■ AIM OF THE TASK
Will you repeat only the lines from the one with "Rebuild this chart" through the one with "from matplotlib.transforms import", both included, leaving every picture out?

■ EXERCISE INPUTS

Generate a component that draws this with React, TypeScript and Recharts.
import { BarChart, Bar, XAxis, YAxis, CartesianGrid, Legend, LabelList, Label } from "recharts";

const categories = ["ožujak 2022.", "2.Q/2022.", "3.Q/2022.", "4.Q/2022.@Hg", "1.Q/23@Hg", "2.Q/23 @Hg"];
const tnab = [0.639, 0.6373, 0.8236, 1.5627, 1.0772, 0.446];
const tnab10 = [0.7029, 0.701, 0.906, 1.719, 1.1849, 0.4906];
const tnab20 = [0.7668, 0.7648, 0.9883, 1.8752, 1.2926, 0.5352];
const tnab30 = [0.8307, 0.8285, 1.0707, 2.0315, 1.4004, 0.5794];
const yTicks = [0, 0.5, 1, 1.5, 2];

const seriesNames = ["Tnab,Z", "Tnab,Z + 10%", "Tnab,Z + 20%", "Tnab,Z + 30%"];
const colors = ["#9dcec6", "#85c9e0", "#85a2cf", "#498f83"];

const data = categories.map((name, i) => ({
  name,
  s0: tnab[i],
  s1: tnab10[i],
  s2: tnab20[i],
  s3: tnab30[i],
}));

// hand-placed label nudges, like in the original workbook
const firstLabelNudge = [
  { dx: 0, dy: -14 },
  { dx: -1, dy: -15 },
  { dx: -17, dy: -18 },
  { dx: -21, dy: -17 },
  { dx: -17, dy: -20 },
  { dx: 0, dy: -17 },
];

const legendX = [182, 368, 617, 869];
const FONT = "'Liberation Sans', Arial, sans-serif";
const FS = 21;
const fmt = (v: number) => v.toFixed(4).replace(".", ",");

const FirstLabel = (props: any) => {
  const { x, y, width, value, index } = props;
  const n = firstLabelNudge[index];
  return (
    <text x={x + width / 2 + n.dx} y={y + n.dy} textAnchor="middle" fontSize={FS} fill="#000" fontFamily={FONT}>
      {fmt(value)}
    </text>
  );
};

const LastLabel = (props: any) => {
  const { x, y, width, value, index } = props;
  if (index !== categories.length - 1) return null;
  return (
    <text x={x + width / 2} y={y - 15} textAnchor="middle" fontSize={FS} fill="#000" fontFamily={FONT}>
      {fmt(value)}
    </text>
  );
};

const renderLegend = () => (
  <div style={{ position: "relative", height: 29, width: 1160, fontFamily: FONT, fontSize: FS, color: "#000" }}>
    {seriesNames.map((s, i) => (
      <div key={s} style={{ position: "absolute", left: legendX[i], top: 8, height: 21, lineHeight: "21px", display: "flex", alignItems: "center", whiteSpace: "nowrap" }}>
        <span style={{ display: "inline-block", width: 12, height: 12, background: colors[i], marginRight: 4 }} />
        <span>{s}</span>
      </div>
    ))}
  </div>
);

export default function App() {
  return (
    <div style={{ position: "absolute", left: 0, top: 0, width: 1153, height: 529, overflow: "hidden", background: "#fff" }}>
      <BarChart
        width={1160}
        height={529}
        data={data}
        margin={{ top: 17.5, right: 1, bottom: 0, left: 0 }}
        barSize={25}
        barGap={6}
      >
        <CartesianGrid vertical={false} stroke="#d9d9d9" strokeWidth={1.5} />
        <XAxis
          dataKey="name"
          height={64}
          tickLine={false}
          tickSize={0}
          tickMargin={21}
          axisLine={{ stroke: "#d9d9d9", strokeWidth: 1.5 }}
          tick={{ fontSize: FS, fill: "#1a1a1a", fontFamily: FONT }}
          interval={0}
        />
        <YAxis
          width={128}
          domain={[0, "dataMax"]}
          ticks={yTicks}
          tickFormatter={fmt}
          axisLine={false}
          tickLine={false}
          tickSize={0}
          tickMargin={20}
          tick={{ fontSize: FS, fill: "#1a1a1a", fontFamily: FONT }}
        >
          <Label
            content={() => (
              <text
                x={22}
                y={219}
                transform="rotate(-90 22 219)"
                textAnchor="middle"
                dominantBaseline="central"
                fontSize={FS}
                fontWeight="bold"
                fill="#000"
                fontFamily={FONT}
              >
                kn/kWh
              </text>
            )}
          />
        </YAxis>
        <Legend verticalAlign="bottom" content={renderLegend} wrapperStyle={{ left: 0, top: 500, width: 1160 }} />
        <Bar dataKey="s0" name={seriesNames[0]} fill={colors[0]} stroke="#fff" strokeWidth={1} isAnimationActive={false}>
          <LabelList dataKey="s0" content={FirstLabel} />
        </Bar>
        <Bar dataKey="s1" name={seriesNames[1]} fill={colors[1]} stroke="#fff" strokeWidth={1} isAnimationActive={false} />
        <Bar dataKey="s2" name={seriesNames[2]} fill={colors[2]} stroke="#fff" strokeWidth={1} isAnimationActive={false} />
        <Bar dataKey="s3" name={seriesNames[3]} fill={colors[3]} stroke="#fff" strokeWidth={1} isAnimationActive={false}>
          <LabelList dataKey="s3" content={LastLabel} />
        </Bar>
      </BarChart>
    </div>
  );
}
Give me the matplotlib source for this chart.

* * *

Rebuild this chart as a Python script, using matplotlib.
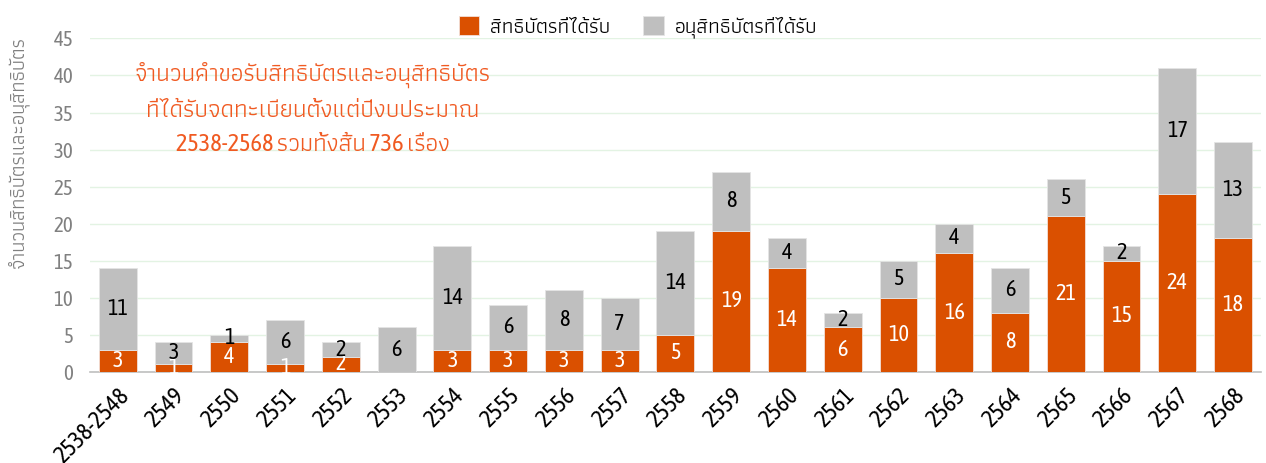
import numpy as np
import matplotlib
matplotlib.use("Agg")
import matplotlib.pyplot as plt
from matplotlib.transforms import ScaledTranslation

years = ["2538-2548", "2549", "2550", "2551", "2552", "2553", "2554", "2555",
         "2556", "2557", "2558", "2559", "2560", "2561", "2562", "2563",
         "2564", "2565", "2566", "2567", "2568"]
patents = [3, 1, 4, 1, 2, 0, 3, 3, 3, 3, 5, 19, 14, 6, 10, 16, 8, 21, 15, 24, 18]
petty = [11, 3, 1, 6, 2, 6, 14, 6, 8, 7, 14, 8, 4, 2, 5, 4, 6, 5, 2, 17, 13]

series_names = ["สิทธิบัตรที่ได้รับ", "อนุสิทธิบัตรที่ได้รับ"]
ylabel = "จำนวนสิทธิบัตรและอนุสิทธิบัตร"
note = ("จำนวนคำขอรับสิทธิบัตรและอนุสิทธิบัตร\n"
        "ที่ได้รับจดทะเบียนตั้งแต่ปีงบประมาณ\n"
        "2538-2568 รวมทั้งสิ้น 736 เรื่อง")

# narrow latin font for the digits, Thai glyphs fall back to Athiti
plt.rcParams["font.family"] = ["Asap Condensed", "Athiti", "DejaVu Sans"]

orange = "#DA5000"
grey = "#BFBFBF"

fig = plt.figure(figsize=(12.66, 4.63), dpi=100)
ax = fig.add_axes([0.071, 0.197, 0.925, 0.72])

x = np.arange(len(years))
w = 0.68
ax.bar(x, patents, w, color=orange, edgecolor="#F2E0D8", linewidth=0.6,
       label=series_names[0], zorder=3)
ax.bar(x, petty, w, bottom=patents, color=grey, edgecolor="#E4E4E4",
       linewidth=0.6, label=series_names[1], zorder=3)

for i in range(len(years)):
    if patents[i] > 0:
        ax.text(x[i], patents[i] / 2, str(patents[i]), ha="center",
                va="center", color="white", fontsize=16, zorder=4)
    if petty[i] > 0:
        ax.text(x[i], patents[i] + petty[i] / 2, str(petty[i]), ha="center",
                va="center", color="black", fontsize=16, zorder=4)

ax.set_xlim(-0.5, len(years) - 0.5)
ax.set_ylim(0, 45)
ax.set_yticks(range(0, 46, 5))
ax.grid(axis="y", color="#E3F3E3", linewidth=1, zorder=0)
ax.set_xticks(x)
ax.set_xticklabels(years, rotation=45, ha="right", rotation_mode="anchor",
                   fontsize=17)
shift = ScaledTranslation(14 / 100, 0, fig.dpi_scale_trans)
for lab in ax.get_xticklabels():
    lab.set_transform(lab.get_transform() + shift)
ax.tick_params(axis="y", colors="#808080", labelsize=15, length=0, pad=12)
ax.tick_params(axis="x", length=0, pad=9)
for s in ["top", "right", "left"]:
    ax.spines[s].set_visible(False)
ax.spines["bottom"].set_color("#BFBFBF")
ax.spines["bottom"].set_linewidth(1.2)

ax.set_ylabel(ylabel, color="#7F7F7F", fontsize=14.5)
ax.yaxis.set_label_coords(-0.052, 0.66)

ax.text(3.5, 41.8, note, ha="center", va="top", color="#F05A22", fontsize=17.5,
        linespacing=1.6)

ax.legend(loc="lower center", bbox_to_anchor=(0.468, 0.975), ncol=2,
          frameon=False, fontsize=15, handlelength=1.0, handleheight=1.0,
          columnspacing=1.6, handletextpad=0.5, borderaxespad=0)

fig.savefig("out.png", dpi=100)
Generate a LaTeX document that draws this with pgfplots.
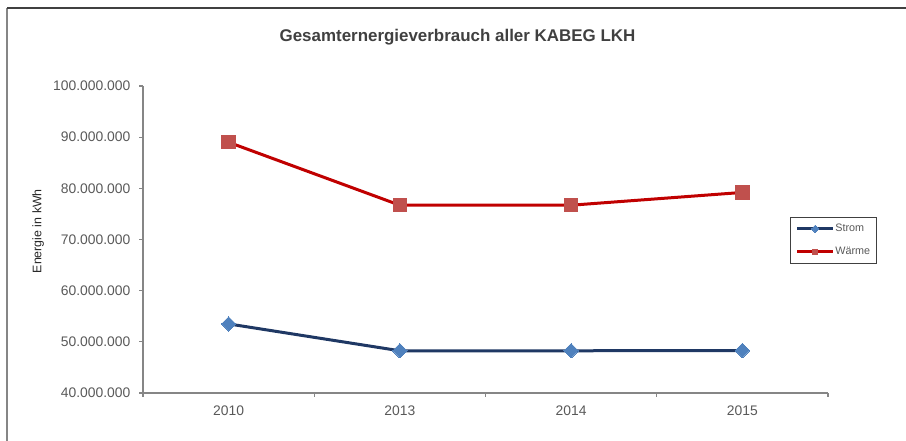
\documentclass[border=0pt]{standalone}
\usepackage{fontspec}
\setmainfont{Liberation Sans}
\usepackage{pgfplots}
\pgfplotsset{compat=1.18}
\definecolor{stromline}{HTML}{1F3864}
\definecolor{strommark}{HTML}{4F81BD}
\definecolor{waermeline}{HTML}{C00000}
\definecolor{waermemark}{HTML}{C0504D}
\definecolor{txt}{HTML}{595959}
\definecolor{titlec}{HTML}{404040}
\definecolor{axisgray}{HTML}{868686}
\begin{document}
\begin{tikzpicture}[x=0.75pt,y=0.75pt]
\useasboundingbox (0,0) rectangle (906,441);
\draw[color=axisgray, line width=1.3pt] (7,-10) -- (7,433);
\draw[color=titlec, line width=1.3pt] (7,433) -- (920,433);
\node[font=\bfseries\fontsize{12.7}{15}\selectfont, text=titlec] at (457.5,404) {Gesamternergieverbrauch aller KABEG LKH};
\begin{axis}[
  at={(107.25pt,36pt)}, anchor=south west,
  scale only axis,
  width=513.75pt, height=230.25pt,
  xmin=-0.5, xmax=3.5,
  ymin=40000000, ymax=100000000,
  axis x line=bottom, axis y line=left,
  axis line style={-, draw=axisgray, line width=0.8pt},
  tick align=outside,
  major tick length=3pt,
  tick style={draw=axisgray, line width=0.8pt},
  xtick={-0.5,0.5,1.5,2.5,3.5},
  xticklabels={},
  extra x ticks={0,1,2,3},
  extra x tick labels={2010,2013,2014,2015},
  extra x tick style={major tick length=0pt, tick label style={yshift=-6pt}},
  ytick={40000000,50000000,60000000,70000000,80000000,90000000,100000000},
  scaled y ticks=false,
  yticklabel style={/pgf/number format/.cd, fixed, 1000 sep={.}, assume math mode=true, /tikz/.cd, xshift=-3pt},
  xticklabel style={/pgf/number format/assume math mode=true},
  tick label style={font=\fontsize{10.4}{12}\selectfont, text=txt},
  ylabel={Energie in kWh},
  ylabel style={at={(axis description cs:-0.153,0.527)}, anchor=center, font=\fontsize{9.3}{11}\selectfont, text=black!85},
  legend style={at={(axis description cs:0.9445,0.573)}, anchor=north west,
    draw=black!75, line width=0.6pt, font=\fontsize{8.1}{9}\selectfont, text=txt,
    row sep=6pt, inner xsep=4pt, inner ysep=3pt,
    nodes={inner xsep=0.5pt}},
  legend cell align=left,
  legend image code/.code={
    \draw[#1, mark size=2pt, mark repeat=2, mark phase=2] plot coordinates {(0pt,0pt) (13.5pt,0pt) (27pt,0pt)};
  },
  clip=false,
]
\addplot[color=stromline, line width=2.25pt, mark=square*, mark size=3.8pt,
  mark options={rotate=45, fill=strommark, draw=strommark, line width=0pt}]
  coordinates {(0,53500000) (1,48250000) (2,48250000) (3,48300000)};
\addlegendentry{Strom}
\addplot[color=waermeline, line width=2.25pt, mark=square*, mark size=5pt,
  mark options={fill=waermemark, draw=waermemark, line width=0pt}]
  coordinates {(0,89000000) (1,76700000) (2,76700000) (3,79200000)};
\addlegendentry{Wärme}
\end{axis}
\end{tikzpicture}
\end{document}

■ COMPLETE OUTPUT
Rebuild this chart as a Python script, using matplotlib.
import numpy as np
import matplotlib
matplotlib.use("Agg")
import matplotlib.pyplot as plt
from matplotlib.transforms import ScaledTranslation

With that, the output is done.